Van Eck Shepard said her efforts for the creation of the trust have been in progress for the past four years. She began her endeavor by contacting board members of the Sycamore Trust, an independent alumni organization for “an authentic Catholic renewal” on Notre Dame’s campus. After reaching out to Sycamore Trust president Bill Dempsey ‘52 and executive director Tim Dempsey ‘89, Van Eck Shepard began the process to create the Loretto Trust. 

“[In 2020, someone] told me about the Sycamore Trust that was put together by the Notre Dame alumni, so I contacted Bill Dempsey and talked with Bill and talked with Tim Dempsey. And they said they would help us if I wanted to get something started,” Van Eck Shepard said. 

She was able to take Bill and Tim Dempsey’s invitation for help after several other women contacted her about wanting to help through a private Facebook group named the "Concerned supporters of Saint Mary's College,” which was created after the nondiscrimination policy was made public. 

“I was told about the concerned supporters page … and I started leaving messages on Facebook. And I said, ‘Facebook, I'm very concerned about this. And if you're interested, and you want to get together and see what we can do, this is how you reach me … ’ And so people started reaching out to me,” Van Eck Shepard said. 

She said the founding group of women met together via Zoom in December and began establishing the trust. Van Eck Shepard serves as the board’s president, Monica Dolenc ‘08 serves as secretary, Shannon Ferguson, a parent of current Saint Mary’s students, serves as treasurer and Caitlyn Buttaci ‘08 and Powers both serve as board members. 

Van Eck Shepard feels grateful for the help she received from the Sycamore Trust in organizing the Loretto Trust. 
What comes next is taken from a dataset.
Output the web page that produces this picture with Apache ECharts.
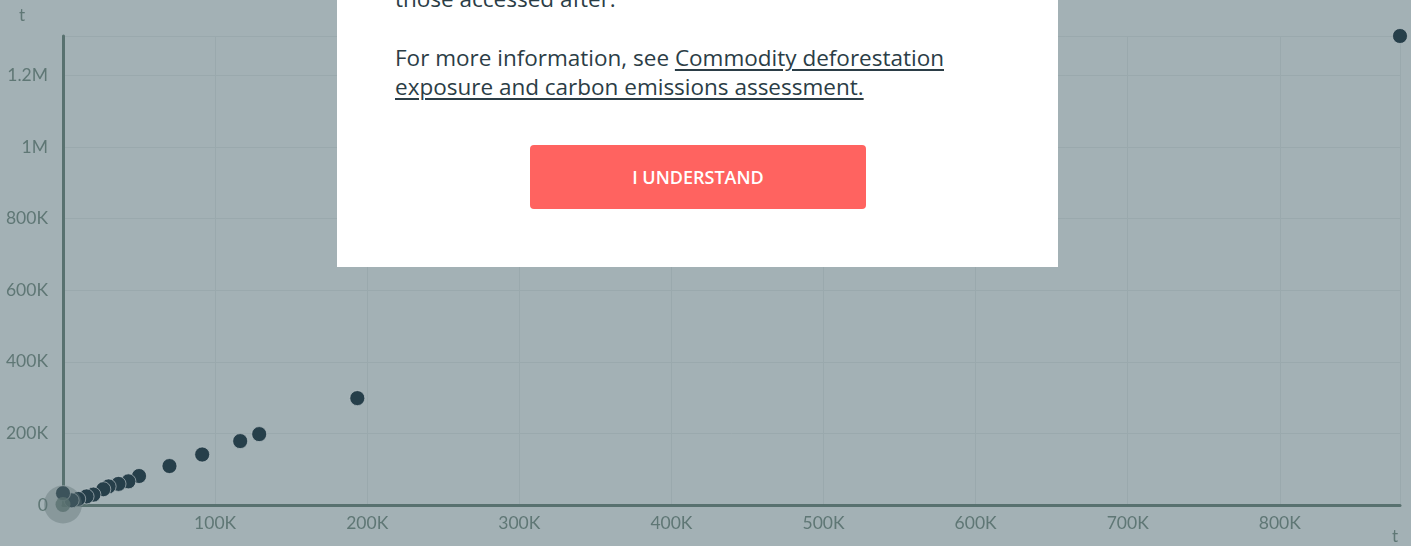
<!DOCTYPE html>
<html>
<head>
<meta charset="utf-8">
<script src="https://cdn.jsdelivr.net/npm/echarts@6/dist/echarts.min.js"></script>
<style>
  html, body { margin:0; padding:0; width:1411px; height:546px; overflow:hidden; background:#a3b1b5; }
  #chart { position:absolute; left:0; top:0; width:1411px; height:546px; }
  #modal { position:absolute; left:337px; top:0; width:721px; height:267px; background:#ffffff; z-index:5; overflow:hidden; font-family:"Open Sans","Noto Sans",sans-serif; color:#2b3d46; }
  #modal p { position:absolute; left:58px; margin:0; font-size:22.5px; line-height:29px; letter-spacing:0; white-space:nowrap; }
  #modal a { color:#2b3d46; text-decoration:underline; text-underline-offset:3px; text-decoration-thickness:1.5px; }
  #btn { position:absolute; left:193px; top:145px; width:336px; height:64px; background:#ff6360; border-radius:4px; color:#fff; font-family:"Open Sans",sans-serif; font-weight:600; font-size:18px; line-height:64px; text-align:center; }
</style>
</head>
<body>
<div id="chart"></div>
<div id="modal">
  <p style="top:-16px;">those accessed after.</p>
  <p style="top:43px;">For more information, see <a>Commodity deforestation<br>exposure and carbon emissions assessment.</a></p>
  <div id="btn">I UNDERSTAND</div>
</div>
<script>
const xValues = [879000, 193500, 129000, 116500, 91500, 70000, 50000, 43000, 36500, 30000, 26500, 20000, 15500, 10000, 5700, 0];
const yValues = [1310000, 298500, 198000, 178500, 141000, 108800, 81000, 66000, 59000, 52000, 44000, 29000, 24000, 17000, 13000, 33000];
const highlightX = [0];
const highlightY = [1500];
const unitName = 't';

function fmt(v) {
  if (v === 0) return '0';
  if (v >= 1000000) return (v / 1000000) + 'M';
  return (v / 1000) + 'K';
}

const chart = echarts.init(document.getElementById('chart'), null, { renderer: 'canvas' });
const labelColor = '#5f7775';
const axisColor = '#58716f';
const gridColor = '#9aa9ad';
chart.setOption({
  animation: false,
  backgroundColor: '#a3b1b5',
  grid: { left: 63, right: 11, top: 36, bottom: 41, containLabel: false },
  xAxis: {
    type: 'value', min: 0, max: 'dataMax', interval: 100000,
    name: unitName, nameLocation: 'end', nameGap: -5,
    nameTextStyle: { color: labelColor, fontSize: 17, fontFamily: 'Lato', align: 'center', verticalAlign: 'top', padding: [23, 0, 0, 0] },
    axisLine: { show: true, lineStyle: { color: axisColor, width: 3 } },
    axisTick: { show: false },
    axisLabel: { color: labelColor, fontSize: 17.5, fontFamily: 'Lato', margin: 9, formatter: fmt, showMaxLabel: false, showMinLabel: false },
    splitLine: { show: true, lineStyle: { color: gridColor, width: 1 } }
  },
  yAxis: {
    type: 'value', min: 0, max: 'dataMax', interval: 200000,
    name: unitName, nameLocation: 'end', nameGap: 12,
    nameTextStyle: { color: labelColor, fontSize: 17, fontFamily: 'Lato', align: 'right', padding: [0, 38, 0, 0] },
    axisLine: { show: true, lineStyle: { color: axisColor, width: 3 } },
    axisTick: { show: false },
    axisLabel: { color: labelColor, fontSize: 17.5, fontFamily: 'Lato', margin: 15, formatter: fmt, showMaxLabel: false },
    splitLine: { show: true, lineStyle: { color: gridColor, width: 1 } }
  },
  series: [
    {
      type: 'scatter',
      symbolSize: 15,
      z: 3,
      itemStyle: { color: '#263f4a', borderColor: 'rgba(190,200,203,0.8)', borderWidth: 0.8, opacity: 1 },
      data: xValues.map((x, i) => [x, yValues[i]])
    },
    {
      type: 'scatter',
      symbolSize: 38,
      z: 4,
      itemStyle: { color: 'rgba(95,115,118,0.5)' },
      data: highlightX.map((x, i) => [x, highlightY[i]])
    },
    {
      type: 'scatter',
      symbolSize: 15,
      z: 5,
      itemStyle: { color: '#5a7271' },
      data: highlightX.map((x, i) => [x, highlightY[i]])
    }
  ]
});
</script>
</body>
</html>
“I really want to thank the Sycamore Trust. They’ve been doing this with Notre Dame for [18] years, and it is only because of their guidance in the systems that we’ve been able to accomplish as much as we have in just three months.”

The trust is still within its startup phase and did not disclose specific numbers to The Observer, but Van Eck Shepard said the trust had roughly 185 subscribers at the beginning of April.
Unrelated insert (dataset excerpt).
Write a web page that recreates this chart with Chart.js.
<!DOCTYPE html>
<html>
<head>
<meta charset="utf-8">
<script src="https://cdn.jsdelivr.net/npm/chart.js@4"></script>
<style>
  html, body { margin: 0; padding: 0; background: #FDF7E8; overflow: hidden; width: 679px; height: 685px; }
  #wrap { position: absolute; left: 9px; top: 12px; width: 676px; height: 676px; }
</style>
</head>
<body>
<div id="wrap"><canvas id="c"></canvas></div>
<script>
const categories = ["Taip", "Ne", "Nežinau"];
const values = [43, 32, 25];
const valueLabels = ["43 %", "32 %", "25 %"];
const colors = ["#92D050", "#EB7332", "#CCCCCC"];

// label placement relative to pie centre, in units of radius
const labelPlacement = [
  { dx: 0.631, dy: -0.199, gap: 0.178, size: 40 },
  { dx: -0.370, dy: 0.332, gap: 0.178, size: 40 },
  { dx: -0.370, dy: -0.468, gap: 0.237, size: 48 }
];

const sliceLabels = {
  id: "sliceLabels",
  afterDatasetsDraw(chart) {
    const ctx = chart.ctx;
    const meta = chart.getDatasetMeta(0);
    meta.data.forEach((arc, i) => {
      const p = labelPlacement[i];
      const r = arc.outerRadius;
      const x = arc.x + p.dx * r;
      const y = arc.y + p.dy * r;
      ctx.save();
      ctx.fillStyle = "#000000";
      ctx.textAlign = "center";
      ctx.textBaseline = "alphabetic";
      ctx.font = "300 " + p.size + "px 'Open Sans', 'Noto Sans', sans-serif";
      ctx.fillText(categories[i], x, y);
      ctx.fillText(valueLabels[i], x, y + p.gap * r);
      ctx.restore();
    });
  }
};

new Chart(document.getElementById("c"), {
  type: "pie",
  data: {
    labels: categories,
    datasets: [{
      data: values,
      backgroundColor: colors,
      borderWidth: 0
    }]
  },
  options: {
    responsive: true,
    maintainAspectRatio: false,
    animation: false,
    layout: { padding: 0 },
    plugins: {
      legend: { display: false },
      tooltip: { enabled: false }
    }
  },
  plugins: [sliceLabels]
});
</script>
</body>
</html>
Powers believes the trust will last beyond the current atmosphere on campus and hopes it will help bring positive change for current and future generations of students in terms of preserving the College’s Catholic identity. 

“It's going to be something that's going to be there forever if we can make it work. We're not just going to be here until the controversy ends. And we're pretty excited about what we can bring to the table. We want to work with Saint Mary's, we don't feel that we're in competition with them. We don’t want to hurt Saint Mary’s, we want to see it thrive,” Powers said. 
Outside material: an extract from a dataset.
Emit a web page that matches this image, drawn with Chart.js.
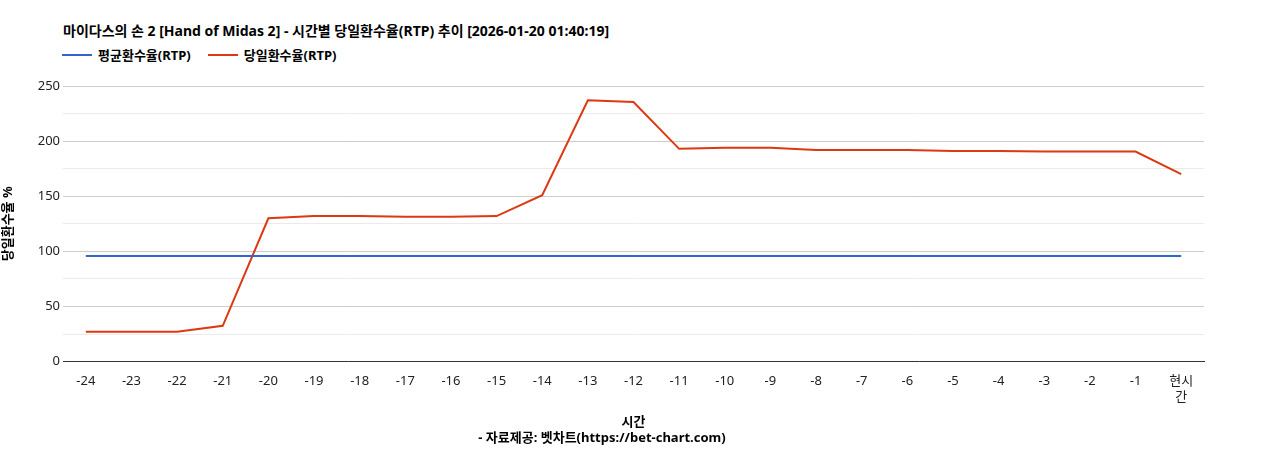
<!DOCTYPE html>
<html><head><meta charset="utf-8">
<script src="https://cdn.jsdelivr.net/npm/chart.js@4/dist/chart.umd.min.js"></script>
<style>body{margin:0;background:#fff;font-family:'Noto Sans','Noto Sans CJK KR',sans-serif}
#h{height:70px;padding-left:63px;box-sizing:border-box}
#t{padding-top:21px;font-size:14px;font-weight:bold;color:#000;line-height:20px}
#lg{margin-top:4px;font-size:13px;font-weight:bold;color:#000;display:flex;line-height:20px}
#lg span{display:inline-flex;align-items:center;margin-right:18px}
#lg i{display:inline-block;width:30px;height:2px;margin-right:6px;margin-left:-1px}
#w{width:1268px;height:380px}</style></head>
<body><div id="h"><div id="t">마이다스의 손 2 [Hand of Midas 2] - 시간별 당일환수율(RTP) 추이 [2026-01-20 01:40:19]</div><div id="lg"></div></div>
<div id="w"><canvas id="c"></canvas></div>
<script>
const categories=["-24","-23","-22","-21","-20","-19","-18","-17","-16","-15","-14","-13","-12","-11","-10","-9","-8","-7","-6","-5","-4","-3","-2","-1",["현시","간"]];
const avgRTP=[95.7,95.7,95.7,95.7,95.7,95.7,95.7,95.7,95.7,95.7,95.7,95.7,95.7,95.7,95.7,95.7,95.7,95.7,95.7,95.7,95.7,95.7,95.7,95.7,95.7];
const dailyRTP=[27,27,27,32.5,130,132,132,131.5,131.5,132,151,237,235.5,193,194,194,192,192,192,191,191,190.5,190.5,190.5,170];
const F="'Noto Sans','Noto Sans CJK KR',sans-serif";
Chart.defaults.font.family=F;Chart.defaults.color='#222';
const ch=new Chart(document.getElementById('c'),{type:'line',
data:{labels:categories,datasets:[
{label:'평균환수율(RTP)',data:avgRTP,borderColor:'#3366cc',backgroundColor:'#3366cc',borderWidth:2,pointRadius:0,tension:0},
{label:'당일환수율(RTP)',data:dailyRTP,borderColor:'#dc3912',backgroundColor:'#dc3912',borderWidth:2,pointRadius:0,tension:0}]},
options:{responsive:true,maintainAspectRatio:false,animation:false,
layout:{padding:{left:0,right:64,top:16,bottom:0}},
plugins:{legend:{display:false},
subtitle:{display:true,position:'bottom',text:'- 자료제공: 벳차트(https://bet-chart.com)',font:{size:13,weight:'bold'},color:'#000',padding:{top:0,bottom:4}},
tooltip:{enabled:false}},
scales:{x:{offset:true,grid:{display:false},border:{color:'#333'},ticks:{font:{size:13},color:'#222',maxRotation:0,autoSkip:false,padding:4},
title:{display:true,text:'시간',font:{size:13,weight:'bold'},color:'#000',padding:{top:6,bottom:0}}},
y:{min:0,max:250,afterFit:s=>{s.width=63},ticks:{stepSize:25,font:{size:13},color:'#222',callback:v=>v%50===0?v:''},
grid:{color:c=>c.tick.value%50===0?'#ccc':'#ebebeb',tickLength:0},border:{display:false},
title:{display:true,text:'당일환수율 %',font:{size:13,weight:'bold'},color:'#000',padding:{top:0,bottom:0}}}}}});
document.getElementById('lg').innerHTML=ch.data.datasets.map(d=>`<span><i style="background:${d.borderColor}"></i>${d.label}</span>`).join('');
</script></body></html>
Van Eck Shepherd also believes the motivation and support towards the trust may inspire other Christian or Catholic private universities to take steps forwards to preserving their religious identities as well. 

“I think we can be a positive example for others to do this, because there are other Christian schools and Catholic schools around the country that are struggling as well with dealing with these issues that are making it difficult to be authentically Christian at their colleges. So I think we can be a beacon on the hill, and Saint Mary’s shouldn’t put their Catholicism under a bushel basket kicked in the corner,” Van Eck Shepard said. 

Powers stated the trust will not at this time hand out scholarships or grants to students, but rather focus on working with Saint Mary’s to host Catholic-centered events and speakers as well as provide spaces for students to practice their faith. 

“We're kind of going to be that gadfly. When we see something that doesn't fit with the Catholic identity, we're going to call it out. We're going to be very strong if we see abuses against religious freedom. College is all about looking at controversy and things that you don't agree with, or even the institution doesn't agree with. However, what we disagree with is presenting it and not saying, ‘This is where it deviates from the Catholic faith.’ We don't see that happening in all incidents. If I chose an all women's Catholic College, I would kind of want to know that. We think that that is diluting the intellectual excellence of the institution,” Powers said.